Organizing Wal-Mart has been an ominous task because of employees transcience and the discount chain's aggressive anti-union tactics. When seven butchers at a Wal-Mart in Jacksonville, Texas voted last year to form a union, the company promptly announced it was closing meat departments in 180 stores across the nation (see "Wal-Martyrs," May 15, 2000).

However, the organizing effort appears to be moving forward in Las Vegas, where dozens of UFCW members have been meeting with Wal-Mart workers in hopes that they will attain a federally sanctioned union vote. "There's a core group in Las Vegas who are really long-term employees and want to stay put," Cashen says.

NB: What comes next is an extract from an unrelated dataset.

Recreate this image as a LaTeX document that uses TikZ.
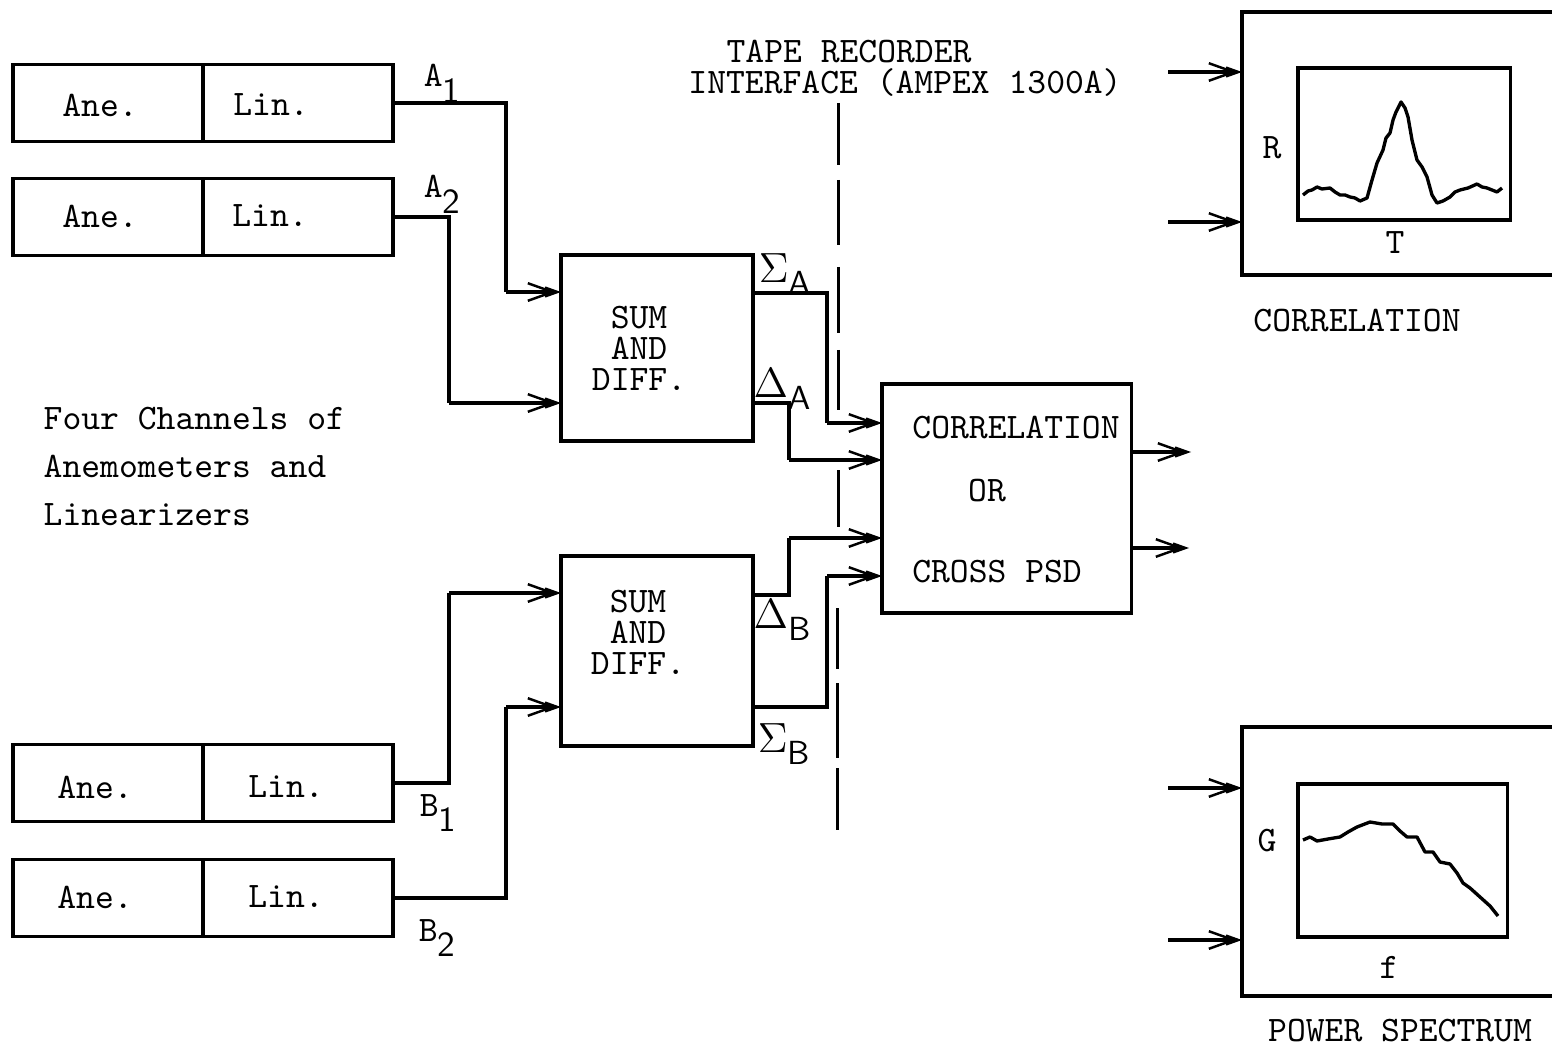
\documentclass[tikz,border=0pt]{standalone}
\usepackage{fontspec}
\usetikzlibrary{arrows.meta, positioning}
\tikzset{
  box/.style={draw, rectangle, inner sep=0pt, line width=0.9pt},
  lab/.style={inner sep=0pt, font=\fontsize{10.2}{12}\selectfont\ttfamily},
  sig/.style={line width=0.9pt},
  sigarrow/.style={sig, -{Straight Barb[length=7pt,width=5pt,line width=0.7pt,sep=-3.5pt]Straight Barb[length=3.5pt,width=2.5pt,line width=0.7pt]}},
  tapeline/.style={line width=0.85pt},
  trace/.style={line width=0.95pt, line join=round}
}
\newcommand{\lowsub}[1]{\raisebox{-4.5pt}{\sffamily\fontsize{10}{12}\selectfont #1}}
\newcommand{\lowsmall}[1]{\raisebox{-3.5pt}{\sffamily\fontsize{9.5}{12}\selectfont #1}}
\newcommand{\bigsym}[1]{\fontsize{11.5}{12}\selectfont$#1$}

\begin{document}
\begin{tikzpicture}[x=0.01cm, y=-0.01cm]
  \useasboundingbox (0,0) rectangle (1552,1046);

  \foreach \n/\yc/\xa/\xl/\ya in {1/103/100/271/105, 2/217/100/270/216, 3/783/95/286/787, 4/898/95/286/897} {
    \node[box, minimum width=1.9cm, minimum height=0.77cm] (ane\n) at (108,\yc) {};
    \node[box, minimum width=1.9cm, minimum height=0.77cm] (lin\n) at (298,\yc) {};
    \node[lab] (anetext\n) at (\xa,\ya) {Ane.};
    \node[lab] (lintext\n) at (\xl,\ya) {Lin.};
  }

  \node[box, minimum width=1.92cm, minimum height=1.86cm] (sumA) at (657,348) {};
  \node[box, minimum width=1.92cm, minimum height=1.90cm] (sumB) at (657,651) {};
  \node[lab, align=center, font=\fontsize{10.2}{8.8}\selectfont\ttfamily] (sumAtext) at (639,348) {SUM\\AND\\DIFF.};
  \node[lab, align=center, font=\fontsize{10.2}{8.8}\selectfont\ttfamily] (sumBtext) at (638,632) {SUM\\AND\\DIFF.};

  \node[box, minimum width=2.49cm, minimum height=2.29cm] (corr) at (1006.5,498.5) {};
  \node[lab] (corrtext) at (1016,428) {CORRELATION};
  \node[lab] (ortext) at (987,491) {OR};
  \node[lab] (psdtext) at (997,572) {CROSS PSD};

  \node[lab] (tape) at (849,52) {TAPE RECORDER};
  \node[lab] (ampex) at (905,83) {INTERFACE (AMPEX 1300A)};
  \node[lab, align=left, anchor=west, font=\fontsize{10.2}{13.66}\selectfont\ttfamily] (channels) at (43,466) {Four Channels of\\Anemometers and\\Linearizers};

  \node[lab] (aone) at (442,83) {A\lowsub{1}};
  \node[lab] (atwo) at (442,194) {A\lowsub{2}};
  \node[lab] (bone) at (438,813) {B\lowsub{1}};
  \node[lab] (btwo) at (437,938) {B\lowsub{2}};
  \node[lab] (sigmaA) at (785,274) {\bigsym{\Sigma}\lowsmall{A}};
  \node[lab] (deltaA) at (782,389) {\bigsym{\Delta}\lowsmall{A}};
  \node[lab] (deltaB) at (782,620) {\bigsym{\Delta}\lowsmall{B}};
  \node[lab] (sigmaB) at (784,744) {\bigsym{\Sigma}\lowsmall{B}};

  \coordinate (sumAin1) at (561,292);
  \coordinate (sumAin2) at (561,403);
  \coordinate (sumBin1) at (561,593);
  \coordinate (sumBin2) at (561,707);
  \coordinate (sumAout1) at (753,293);
  \coordinate (sumAout2) at (753,403);
  \coordinate (sumBout1) at (753,595);
  \coordinate (sumBout2) at (753,707);
  \coordinate (corrin1) at (882,423);
  \coordinate (corrin2) at (882,460);
  \coordinate (corrin3) at (882,538);
  \coordinate (corrin4) at (882,576);
  \coordinate (bendA1) at (506,292);
  \coordinate (bendA2) at (449,403);
  \coordinate (bendB1) at (449,593);
  \coordinate (bendB2) at (506,707);
  \coordinate (bendS1) at (827,423);
  \coordinate (bendD1) at (789,460);
  \coordinate (bendD2) at (789,538);
  \coordinate (bendS2) at (827,576);

  \draw[sig] (lin1.east) -| (bendA1);
  \draw[sigarrow] (bendA1) -- (sumAin1);
  \draw[sig] (lin2.east) -| (bendA2);
  \draw[sigarrow] (bendA2) -- (sumAin2);
  \draw[sig] (lin3.east) -| (bendB1);
  \draw[sigarrow] (bendB1) -- (sumBin1);
  \draw[sig] (lin4.east) -| (bendB2);
  \draw[sigarrow] (bendB2) -- (sumBin2);

  \draw[sig] (sumAout1) -| (bendS1);
  \draw[sigarrow] (bendS1) -- (corrin1);
  \draw[sig] (sumAout2) -| (bendD1);
  \draw[sigarrow] (bendD1) -- (corrin2);
  \draw[sig] (sumBout1) -| (bendD2);
  \draw[sigarrow] (bendD2) -- (corrin3);
  \draw[sig] (sumBout2) -| (bendS2);
  \draw[sigarrow] (bendS2) -- (corrin4);

  \coordinate (corrout1) at (1131,452);
  \coordinate (corrout2) at (1131,548);
  \coordinate (free1) at (1191,452);
  \coordinate (free2) at (1189,548);
  \draw[sigarrow] (corrout1) -- (free1);
  \draw[sigarrow] (corrout2) -- (free2);

  \foreach \ya/\yb in {103/165, 180/245, 267/333, 350/410, 470/527} {
    \draw[tapeline] (838,\ya) -- (838,\yb);
  }
  \foreach \ya/\yb in {608/669, 683/758, 768/830} {
    \draw[tapeline] (837,\ya) -- (837,\yb);
  }

  \draw[box] (1552,12) -- (1242,12) -- (1242,275) -- (1552,275);
  \node[box, minimum width=2.12cm, minimum height=1.52cm] (scopeR) at (1404,144) {};
  \draw[trace] plot coordinates {(1303,195) (1308,191) (1312,190) (1317,187) (1322,189) (1330,188) (1335,192) (1340,195) (1345,195) (1350,197) (1355,198) (1360,201) (1367,198) (1372,180) (1377,163) (1383,150) (1386,138) (1390,133) (1393,120) (1396,112) (1401,102) (1405,108) (1408,117) (1412,140) (1417,160) (1422,167) (1427,177) (1432,195) (1437,203) (1443,201) (1450,197) (1455,192) (1460,190) (1468,188) (1477,184) (1482,187) (1487,188) (1497,192) (1502,188)};
  \node[lab] (rlabel) at (1272,148) {R};
  \node[lab] (tlabel) at (1395,243) {T};
  \node[lab] (corrtitle) at (1357,321) {CORRELATION};

  \draw[box] (1552,727) -- (1242,727) -- (1242,996) -- (1552,996);
  \node[box, minimum width=2.09cm, minimum height=1.53cm] (scopeG) at (1402.5,860.5) {};
  \draw[trace] plot coordinates {(1303,840) (1310,837) (1317,841) (1328,839) (1340,837) (1348,832) (1357,827) (1370,822) (1382,824) (1393,824) (1400,831) (1407,837) (1417,837) (1425,852) (1433,852) (1440,862) (1450,864) (1457,873) (1463,883) (1470,888) (1480,897) (1490,906) (1498,916)};
  \node[lab] (glabel) at (1267,841) {G};
  \node[lab] (flabel) at (1389,967) {f};
  \node[lab] (powertitle) at (1400,1031) {POWER SPECTRUM};

  \coordinate (scopeRin1) at (1242,72);
  \coordinate (scopeRin2) at (1242,222);
  \coordinate (scopeGin1) at (1242,788);
  \coordinate (scopeGin2) at (1242,940);
  \coordinate (tapeR1) at (1168,72);
  \coordinate (tapeR2) at (1168,222);
  \coordinate (tapeG1) at (1168,788);
  \coordinate (tapeG2) at (1168,940);
  \draw[sigarrow] (tapeR1) -- (scopeRin1);
  \draw[sigarrow] (tapeR2) -- (scopeRin2);
  \draw[sigarrow] (tapeG1) -- (scopeGin1);
  \draw[sigarrow] (tapeG2) -- (scopeGin2);
\end{tikzpicture}
\end{document}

The Wal-Mart employees leading the union drive are using the Internet to help get out their message. Their Web site (www.walmartworkerslv.com) features detailed critiques of Wal-Mart's wage scales, medical plan and union-busting tactics. It also keeps local employees informed about organizing efforts at stores in other communities. One recent report on the Web site rebuts an anti-union video that Wal-Mart is showing to employees. Las Vegas is a logical first battleground for the UFCW because of the heavy union presence in the city's resorts and supermarkets. The aggressive Culinary Workers Local 226, for example, has more than 50,000 members working in Las Vegas hotels and casinos.